Councilmembers Friedson and Riemer will introduce legislation Tuesday to accelerate the construction of new energy efficient buildings and to promote the green retrofitting of existing buildings. Bill 10-20 dramatically improves an existing County green building property tax credit by prioritizing energy reduction in new and existing commercial buildings and ensuring incentives are given only for buildings that surpass requirements of the County’s building code.
“Combating the climate crisis requires the public and private sectors working together to achieve our ambitious emissions targets,” Councilmember Andrew Friedson said. “We have stakeholder consensus from environmental advocates and businesses, subject matter experts, and policymakers. We need to turn climate rhetoric into real results.”

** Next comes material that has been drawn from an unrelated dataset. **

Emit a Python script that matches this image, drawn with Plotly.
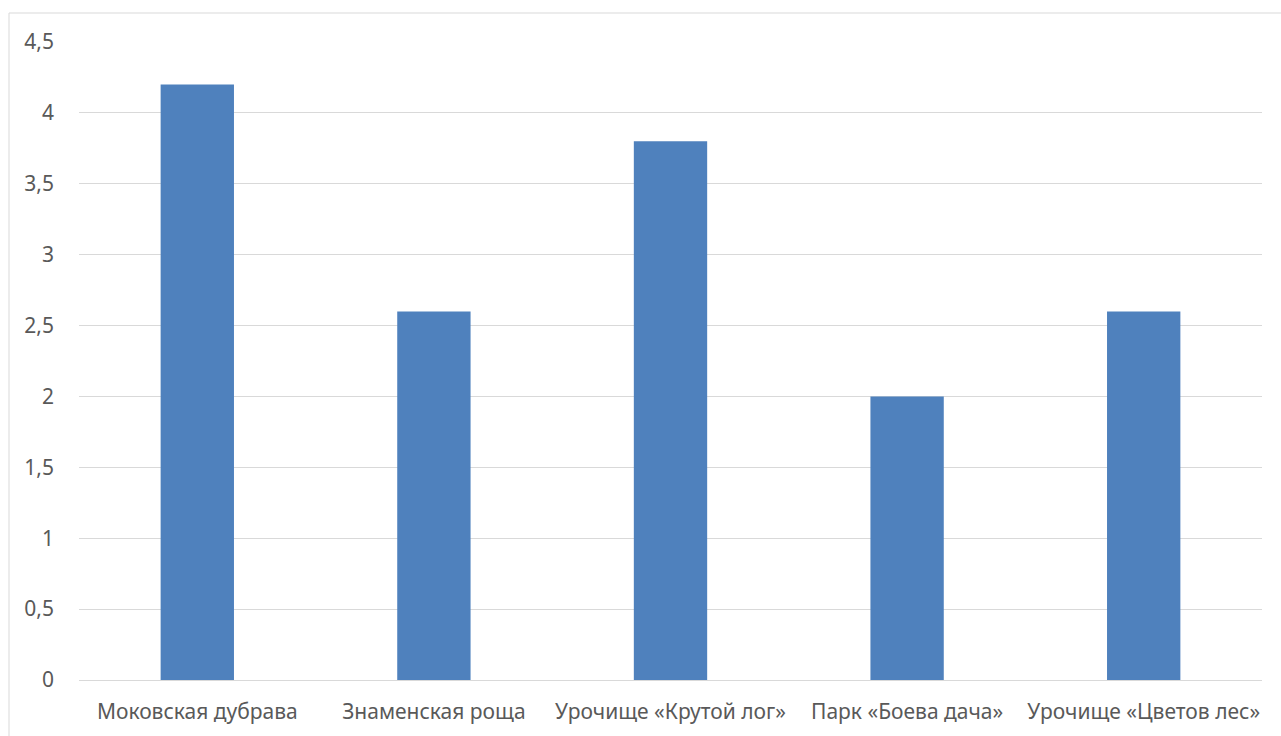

Responding to the unfolding climate crisis, the County has committed to reducing emissions by 80 percent by 2027 and 100 percent by 2035. Energy consumption in commercial buildings accounts for 26 percent of greenhouse gas emissions in our County, according to the most recent greenhouse gas inventory. Significantly reducing energy usage and emissions requires retrofitting existing buildings and incentivizing new construction to achieve greater efficiency standards.
“We need to reduce the energy consumption of our buildings if we are to ever have a chance of meeting our climate goals,” said Councilmember Hans Riemer. “Reducing energy use is expensive and complicated work, and it will take time. The changes to the green building tax credit proposed in this legislation, however, will incentivize our private-sector partners to go further than ever before in designing energy-efficient buildings.”
Councilmembers Friedson and Riemer based the legislation on the recommendations of a work group made up of key stakeholders from the County government, climate groups, and the local commercial real estate sector. Over the course of a year, the work group carefully scrutinized the current green building tax credit, identifying its limitations and proposing significant improvements.
Under current law, the tax credit is tied to the Leadership in Energy and Environmental Design (LEED) Green Building rating system or its equivalent. The County caps the overall tax expenditure for this credit at $5 million annually. Since its inception, the County has awarded $33.4 million in credits, across 62 buildings.
However, the credit has been regularly oversubscribed in the past few years. The County also adopted a version of the International Green Building Code (IgCC) in 2017, which makes many of the elements of LEED certification compulsory.
To make the credit more effective and better align with the County’s greenhouse gas reduction effort, Bill 10-20 follows the work group recommendations by making the following changes to the green building tax credit:
Creates a new two-tier structure to the credit.
The first tier ties the amount of the credit to the energy reduction level, relative to the existing building code. The higher the energy reduction level, the higher the credit.
The second tier assigns a bonus credit if the buildings also meet the highest levels of LEED certification.
Removes the annual cap on the credit for new buildings, and maintains a $5 million cap/annually for existing buildings.
Sets a four-year limit on the credit for new buildings and a two-year limit for existing buildings.
The public hearing on Bill 10-20 will be on March 31.